Respectfully, AP, PPC Barrow

Today’s second letter is by our reader Septimus Octavius, musing on the French elections:


There really is no point in speculating about the outcome of the second round of voting for the French President; the result will be known by 10.00 pm on Sunday 7 May. Virtually every commentator says that Macron will win, and you can easily get odds of 10 to 1 on a Le Pen victory.

That said, we do know that voters do not like to be told what to do by the elite, and shocking surprises can indeed happen; but, to some extent, it does not really matter either way, as the President’s powers are very limited – and Macron does not even have a party.

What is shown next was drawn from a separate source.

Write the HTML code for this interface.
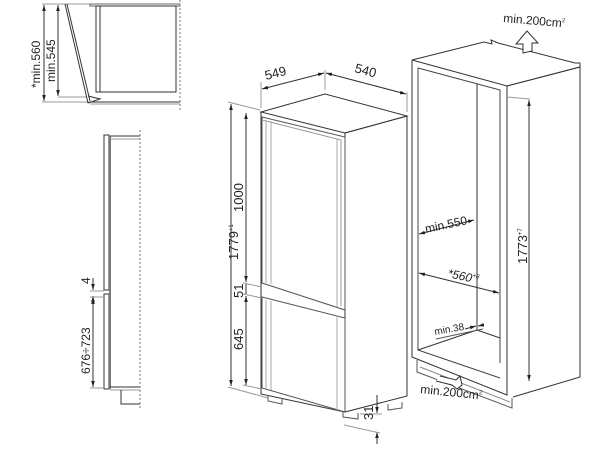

However, the actuality is that a Macron win will be seen as a massive vote for a “steady as you go” EU and Euro, whereas a win for Le Pen would be taken as a death warrant for each of them. Both views are equally hyperbolic, but such is the world’s media.

What is of rather more interest is the voting in the first round. Here, Le Pen got 21.4%, but more significantly Melenchon got 19.6%. This means that over 40% of the French voters voted for leaving the Euro and the EU.

That does not bode well for either the institution, or its currency, does it?

Respectfully, Septimus Octavious

Today’s last letter, by our ‘legal eagle’ Roving Reporter, takes another critical look at Brexit, Brexit negotiations and the EU – and please note well the footnotes therein:


There have been no formal negotiations yet, and the serious stuff might not be started until after the German elections [Ed: Sept. 2017]. However, there has been a lot of sabre rattling, mainly by the assembled cohorts of the EU.  This has not been unhelpful, and assists in the production of the following points, which should be promulgated by the UK team at the outset of the talks proper:

  1.      The EU guarantees the right of all UK nationals lawfully resident in the EU to remain in the EU in perpetuity and the UK guarantees the right of all EU nationals lawfully resident in the UK to remain in the UK in perpetuity.  This provision must be agreed before any further negotiations take place.  Once this provision has been agreed the following are the terms and conditions which the UK proposes as the withdrawal agreement pursuant to the provisions of Article 50 of the Lisbon Treaty.
  2.      All trading terms, conditions and agreements relating exclusively to the sale and purchase of goods and services between the UK and the EU shall remain wholly unchanged from those applying at present.
  3.      All arrangements, protocols and agreements relating to co-operation between the UK and the EU concerning intelligence, policing, the prevention of terrorism, and all other such matters, shall remain wholly unchanged from those applying at present.
  4.      Until the UK is released from the Treaties pursuant to Article 50 the payments at present made by the UK to the EU and those made in any way shape or form by the EU to the UK or to any person, company, institution, partnership, charity, or any other entity in the UK, shall continue wholly unchanged. In the event of any deduction or reduction of any sort with regard to the said payments by the EU, the UK will deduct the amount of such deduction or reduction from the said payments it makes to the EU.
  5.      When the UK is released from the Treaties pursuant to Article 50 it shall immediately cease all payments to the EU and shall not pay anything at all to the EU thereafter. *)
  6.      The UK shall not make any payment of any sort, or in any way, at any time, to the EU beyond those hereinbefore specified, and the EU will not make any payment of any sort to the UK or to any entity within the UK as aforesaid beyond those hereinbefore specified.**)

And that’s that.

Respectfully, A Roving Reporter


*) There can be no payment for “continued access” or some such.

**)  For the avoidance of doubt, this is a critically important legal point; Article 50 does not provide for any payment either way. This is not a “divorce” and there is no “divorce bill”. A figure of 60 billion euros has been bandied about; the correct figure is precisely nil.